Chick Inn, Since 1953

"Paul Bunyan Burger 3.75--a half pound of the finest ground beef, cheese, thick sliced onion, crisp lettuce and our special Paul Bunyan sauce served on a 5" toasted sesame bun."
Good ol' American fare, beefy, large, cheap.

I was doing research for an upcoming piece on Willow Run, and spotted the Chick Inn Drive In at the corner of Holmes and Prospect, just west of Willow Run and just in time for lunch.

Mid-century modern architecture and a tall rotating sign immediately grabbed my imagination, so I pulled in and parked the car. Here was a cultural gem evoking a time of audacious gas-guzzling cars, unbridled economic growth and a thriving middle class--the fifties. The Chick Inn has been at this site since 1953, the current building dating from 1955.

It's iconic, a landmark, a relic, the subject of a song, and still a functioning full-service drive-in. For decades, the Chick Inn has been family-owned and operated. That is the case even now, although the restaurant changed hands about three years ago. I asked the current owner, Mr. Lim, about business. He said it's not great and said he thinks it has to do with the economy generally. Our conversation was difficult, as the owner and I grappled with a language barrier. He is Korean. I thanked him for talking with me and went out to the car to order. Paul Bunyan burger with a side of onion rings.

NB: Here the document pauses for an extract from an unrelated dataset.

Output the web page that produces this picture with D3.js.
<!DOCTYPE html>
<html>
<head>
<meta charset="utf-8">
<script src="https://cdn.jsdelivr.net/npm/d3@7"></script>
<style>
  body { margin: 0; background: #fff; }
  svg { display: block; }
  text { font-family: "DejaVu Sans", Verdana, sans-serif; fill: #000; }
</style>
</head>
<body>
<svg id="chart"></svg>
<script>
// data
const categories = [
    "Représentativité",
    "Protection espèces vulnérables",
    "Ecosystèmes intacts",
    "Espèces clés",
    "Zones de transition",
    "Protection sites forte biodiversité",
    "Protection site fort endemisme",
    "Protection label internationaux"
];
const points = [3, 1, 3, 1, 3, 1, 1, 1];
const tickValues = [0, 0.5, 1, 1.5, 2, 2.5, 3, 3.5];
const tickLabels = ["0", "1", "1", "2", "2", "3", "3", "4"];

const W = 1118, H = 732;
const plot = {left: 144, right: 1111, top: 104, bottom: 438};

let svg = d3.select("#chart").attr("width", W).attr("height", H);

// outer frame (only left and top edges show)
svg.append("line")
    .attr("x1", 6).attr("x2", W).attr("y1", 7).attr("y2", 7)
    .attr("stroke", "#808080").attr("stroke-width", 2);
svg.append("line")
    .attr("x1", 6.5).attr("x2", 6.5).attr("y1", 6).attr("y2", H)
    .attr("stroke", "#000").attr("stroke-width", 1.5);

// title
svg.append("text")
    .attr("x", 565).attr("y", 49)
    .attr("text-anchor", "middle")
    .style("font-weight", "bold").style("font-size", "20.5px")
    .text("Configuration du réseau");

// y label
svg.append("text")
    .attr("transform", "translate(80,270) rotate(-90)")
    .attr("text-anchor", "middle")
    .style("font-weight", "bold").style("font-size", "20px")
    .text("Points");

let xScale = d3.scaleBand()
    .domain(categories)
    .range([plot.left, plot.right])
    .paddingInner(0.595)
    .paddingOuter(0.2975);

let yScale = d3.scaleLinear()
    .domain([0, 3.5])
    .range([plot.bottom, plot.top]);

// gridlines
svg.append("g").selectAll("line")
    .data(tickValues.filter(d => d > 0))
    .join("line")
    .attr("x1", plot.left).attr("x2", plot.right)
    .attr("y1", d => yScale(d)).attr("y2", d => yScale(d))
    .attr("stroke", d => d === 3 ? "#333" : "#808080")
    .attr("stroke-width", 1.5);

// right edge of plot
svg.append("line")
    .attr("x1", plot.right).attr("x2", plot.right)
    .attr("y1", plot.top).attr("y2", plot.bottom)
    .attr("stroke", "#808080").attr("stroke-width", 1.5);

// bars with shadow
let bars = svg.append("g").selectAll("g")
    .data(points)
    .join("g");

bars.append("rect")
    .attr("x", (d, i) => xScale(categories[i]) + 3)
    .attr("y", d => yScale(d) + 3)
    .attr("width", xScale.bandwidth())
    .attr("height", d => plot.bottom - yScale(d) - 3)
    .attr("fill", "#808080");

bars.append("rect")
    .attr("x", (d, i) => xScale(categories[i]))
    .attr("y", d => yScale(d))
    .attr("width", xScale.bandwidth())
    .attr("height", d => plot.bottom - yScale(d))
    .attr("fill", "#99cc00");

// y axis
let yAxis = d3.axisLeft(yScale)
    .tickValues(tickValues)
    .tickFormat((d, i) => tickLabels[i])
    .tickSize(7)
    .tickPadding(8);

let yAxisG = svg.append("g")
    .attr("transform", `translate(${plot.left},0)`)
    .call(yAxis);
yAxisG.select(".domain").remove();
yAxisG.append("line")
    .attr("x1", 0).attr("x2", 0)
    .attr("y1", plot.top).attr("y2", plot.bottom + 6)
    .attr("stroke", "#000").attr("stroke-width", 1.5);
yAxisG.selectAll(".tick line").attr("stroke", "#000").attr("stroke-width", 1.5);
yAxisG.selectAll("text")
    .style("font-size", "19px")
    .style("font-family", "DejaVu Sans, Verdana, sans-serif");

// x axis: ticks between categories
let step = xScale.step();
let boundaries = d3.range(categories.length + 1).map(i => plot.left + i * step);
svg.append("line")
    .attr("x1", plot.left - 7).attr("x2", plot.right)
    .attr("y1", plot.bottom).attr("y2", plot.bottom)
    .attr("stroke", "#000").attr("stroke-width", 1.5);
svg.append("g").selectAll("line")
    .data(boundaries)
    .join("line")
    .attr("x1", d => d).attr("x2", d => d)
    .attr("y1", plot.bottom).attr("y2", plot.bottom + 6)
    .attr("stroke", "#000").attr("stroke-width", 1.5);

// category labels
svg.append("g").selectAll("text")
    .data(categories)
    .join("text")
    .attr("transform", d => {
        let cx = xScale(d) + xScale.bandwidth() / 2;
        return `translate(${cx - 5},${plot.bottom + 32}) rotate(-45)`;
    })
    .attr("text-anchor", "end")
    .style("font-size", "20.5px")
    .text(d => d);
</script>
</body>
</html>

The car hop, a young woman from Ypsilanti, took my order by speaker and brought it out a few minutes later with a smile. She has worked at the Chick Inn for nearly a year. I asked for her thoughts on the Michigan economy. She shared that, "everyone in my family is leaving Michigan because there's no work. People in my family think we need a new president and a new governor. She tries to say everything is alright and it's not. We'd rather hear the truth from her."

Then she remarked about the situation for the Chick Inn. She had heard that business dropped off when regulars found out a Korean bought the place. The regulars didn't like that he raised the prices. Then she added, "this is an American place, you know."

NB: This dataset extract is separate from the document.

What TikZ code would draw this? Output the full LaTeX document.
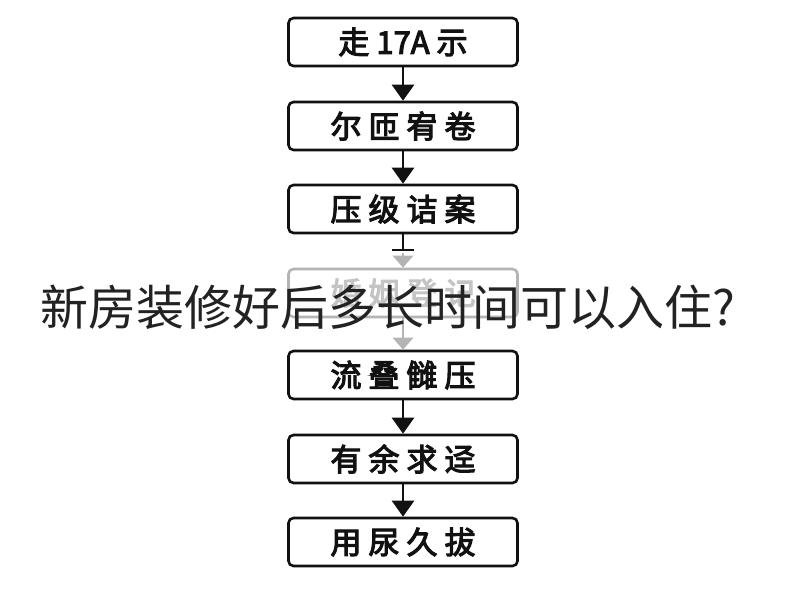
\documentclass[tikz,border=0pt]{standalone}
\usepackage{fontspec}
\newfontfamily\cjk{Noto Sans CJK SC}
\newfontfamily\boxf[FakeBold=3.5]{Noto Sans CJK SC}
\usetikzlibrary{arrows.meta}
\definecolor{ink}{HTML}{111111}
\definecolor{fade}{HTML}{B4B4B4}
\definecolor{fadetext}{HTML}{C4C4C4}
\definecolor{title}{HTML}{222222}
\tikzset{
  stepbox/.style={draw=ink, line width=2.6pt, rounded corners=5pt, minimum width=229pt, minimum height=48pt, font=\boxf\fontsize{31}{34}\selectfont, text=ink, inner sep=0pt},
  fadebox/.style={stepbox, draw=fade, text=fadetext},
  flow/.style={draw=ink, line width=2.6pt, -{Triangle[length=16pt,width=22pt]}},
  fadeflow/.style={draw=fade, line width=2.6pt, -{Triangle[length=12pt,width=20pt]}},
}
\newcommand{\gp}{\hspace{7pt}}
\begin{document}
\begin{tikzpicture}[x=1pt,y=-1pt]
\useasboundingbox[fill=white] (0,0) rectangle (800,600);
\node[stepbox] (b1) at (403,42) {走\gp 17A\gp 示};
\node[stepbox] (b2) at (403,126) {尔\gp 匝\gp 宥\gp 卷};
\node[stepbox] (b3) at (403,209) {压\gp 级\gp 诘\gp 案};
\node[fadebox] (b4) at (403,293) {婚\gp 姻\gp 登\gp 记};
\node[stepbox] (b5) at (403,375) {流\gp 叠\gp 雠\gp 压};
\node[stepbox] (b6) at (403,459) {有\gp 余\gp 求\gp 迳};
\node[stepbox] (b7) at (403,542) {用\gp 尿\gp 久\gp 拔};
\draw[flow] (b1) -- (b2);
\draw[flow] (b2) -- (b3);
\coordinate (bar) at (403,250);
\coordinate (barl) at (392,250);
\coordinate (barr) at (414,250);
\coordinate (fadestart) at (403,253);
\draw[draw=ink, line width=2.6pt] (b3.south) -- (bar);
\draw[draw=ink, line width=2.2pt] (barl) -- (barr);
\draw[fadeflow] (fadestart) -- (b4.north);
\draw[fadeflow] (b4) -- (b5);
\draw[flow] (b5) -- (b6);
\draw[flow] (b6) -- (b7);
\node[font=\cjk\fontsize{48}{51}\selectfont, text=title, inner sep=0pt] (t) at (388,307) {新房装修好后多长时间可以入住?};
\end{tikzpicture}
\end{document}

My Disneyland lunch was over. My hope for the Chick Inn took a blow. Sure this is an American place, a quintessential American place, and how wonderful that a Korean immigrant has taken the chance in the 21st century to sustain a historic landmark in Ypsilanti. Our state economy desperately needs people like Mr. Lim--entrepreneurs and small business people--to take risks and make investments in communities. Thank you for taking a chance in Ypsilanti, Mr. Lim.